With theologically energized political movements raising a din among both citizens and enemies of the state, the liberal paradigm—which depends on legal secularism, representative politics, and market economics to suppress deeper social conflicts—seemed more and more besieged. Though it still has its champions, the secularism that triumphed in the nineteenth century has been ill-prepared to handle the voracious economies it unleashed, and the religious currents it struggles to contain. (The riots that began across the Middle East last week are yet another illustration of how explosive the reaction can be.) But now, scattered across philosophy, religion, and literature departments, a movement of critics is working to meet the challenge of this post-secular age. As our political system depends on a shaky separation between religion and politics that has become increasingly unstable, scholars are sensing the deep disillusionment afoot and trying to chart a way out.

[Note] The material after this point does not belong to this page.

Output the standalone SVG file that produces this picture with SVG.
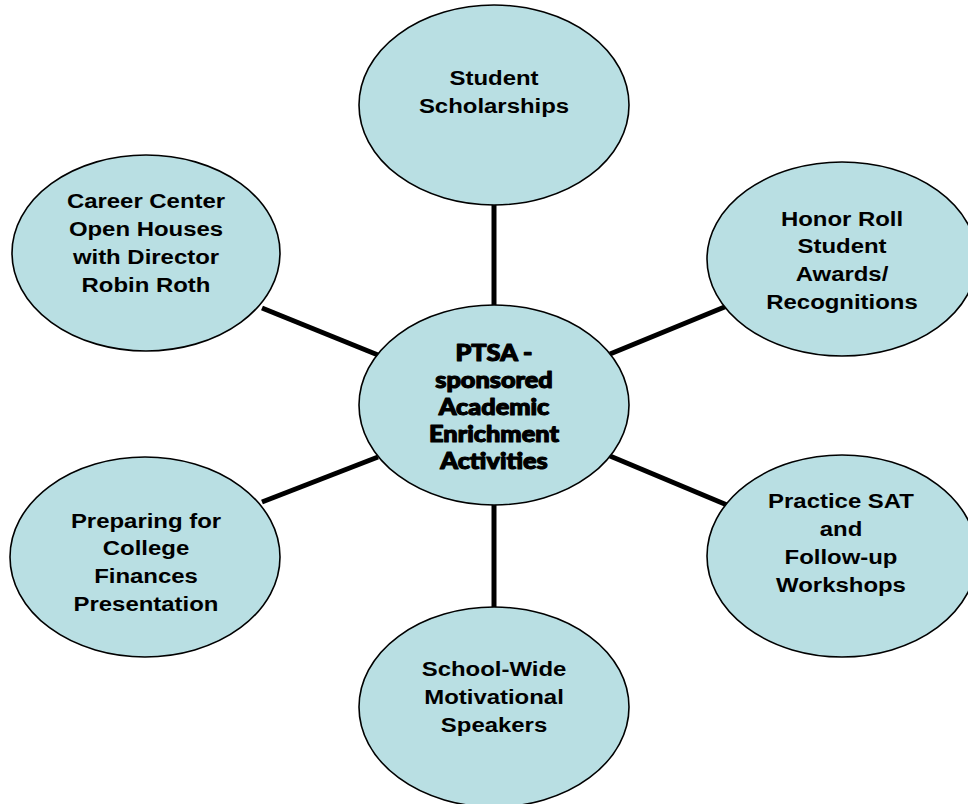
<svg xmlns="http://www.w3.org/2000/svg" width="968" height="804" viewBox="0 0 968 804">
<style>
.n{fill:#b9dfe3;stroke:#000;stroke-width:1.6}
.t{font-family:"Liberation Sans",Arial,sans-serif;font-weight:bold;font-size:21px;fill:#000;text-anchor:middle}
.c{font-family:Lato,"Open Sans",sans-serif;font-weight:900;font-size:22px;fill:#000;text-anchor:middle;stroke:#000;stroke-width:1.1;stroke-linejoin:round}
.e{stroke:#000;stroke-width:5;fill:none}
</style>
<rect width="968" height="804" fill="#fff"/>
<g id="connectors">
<line class="e" x1="494" y1="200" x2="494" y2="310"/>
<line class="e" x1="494" y1="500" x2="494" y2="612"/>
<line class="e" x1="262" y1="308" x2="378" y2="355"/>
<line class="e" x1="610" y1="354" x2="727" y2="306"/>
<line class="e" x1="262" y1="502" x2="378" y2="457"/>
<line class="e" x1="610" y1="456" x2="727" y2="505"/>
</g>
<g id="center">
<ellipse class="n" cx="494" cy="405" rx="135" ry="100"/>
<text class="c" transform="translate(494 0) scale(1.15 1)"><tspan x="0" y="361">PTSA -</tspan><tspan x="0" y="388">sponsored</tspan><tspan x="0" y="415">Academic</tspan><tspan x="0" y="442">Enrichment</tspan><tspan x="0" y="469">Activities</tspan></text>
</g>
<g id="scholarships">
<ellipse class="n" cx="494" cy="105" rx="135" ry="100"/>
<text class="t" transform="translate(494 0) scale(1.14 1)"><tspan x="0" y="85">Student</tspan><tspan x="0" y="113">Scholarships</tspan></text>
</g>
<g id="career">
<ellipse class="n" cx="146" cy="253" rx="134" ry="98"/>
<text class="t" transform="translate(146 0) scale(1.14 1)"><tspan x="0" y="208">Career Center</tspan><tspan x="0" y="236">Open Houses</tspan><tspan x="0" y="264">with Director</tspan><tspan x="0" y="292">Robin Roth</tspan></text>
</g>
<g id="honor">
<ellipse class="n" cx="842" cy="259" rx="135" ry="97"/>
<text class="t" transform="translate(842 0) scale(1.14 1)"><tspan x="0" y="226">Honor Roll</tspan><tspan x="0" y="253">Student</tspan><tspan x="0" y="281">Awards/</tspan><tspan x="0" y="309">Recognitions</tspan></text>
</g>
<g id="preparing">
<ellipse class="n" cx="145" cy="557" rx="135" ry="100"/>
<text class="t" transform="translate(146 0) scale(1.14 1)"><tspan x="0" y="528">Preparing for</tspan><tspan x="0" y="555">College</tspan><tspan x="0" y="583">Finances</tspan><tspan x="0" y="611">Presentation</tspan></text>
</g>
<g id="practice">
<ellipse class="n" cx="842" cy="556" rx="135" ry="101"/>
<text class="t" transform="translate(841 0) scale(1.14 1)"><tspan x="0" y="508">Practice SAT</tspan><tspan x="0" y="536">and</tspan><tspan x="0" y="564">Follow-up</tspan><tspan x="0" y="592">Workshops</tspan></text>
</g>
<g id="speakers">
<ellipse class="n" cx="494" cy="707" rx="135" ry="100"/>
<text class="t" transform="translate(494 0) scale(1.14 1)"><tspan x="0" y="676">School-Wide</tspan><tspan x="0" y="704">Motivational</tspan><tspan x="0" y="732">Speakers</tspan></text>
</g>
</svg>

Even outside the academy, the ongoing crisis of secularism is a high-profile event. The most recent sideshow was the rise of reactionary literary atheism, which gallivanted into the breach with a commitment to polemicizing against religion and, ironically, baptizing Western military aggression in a series of what have been religious wars in everything but name. Increasingly, though, the horizon in popular literature is toward a middle ground. James Wood, the literary critic for The New Yorker, called in a 2009 essay for “a theologically engaged atheism that resembles disappointed belief.” The call seems to have been answered: a litany of titles, including Greg Epstein’s Good Without God and Karen Armstrong’s Twelve Steps to a Compassionate Life, have tried to soften the edges of atheism by making popular cases for non-religious ethics. The Swiss writer Alain de Botton has taken it a step further, arguing that secular liberals should not just respect religion, but should actively emulate it.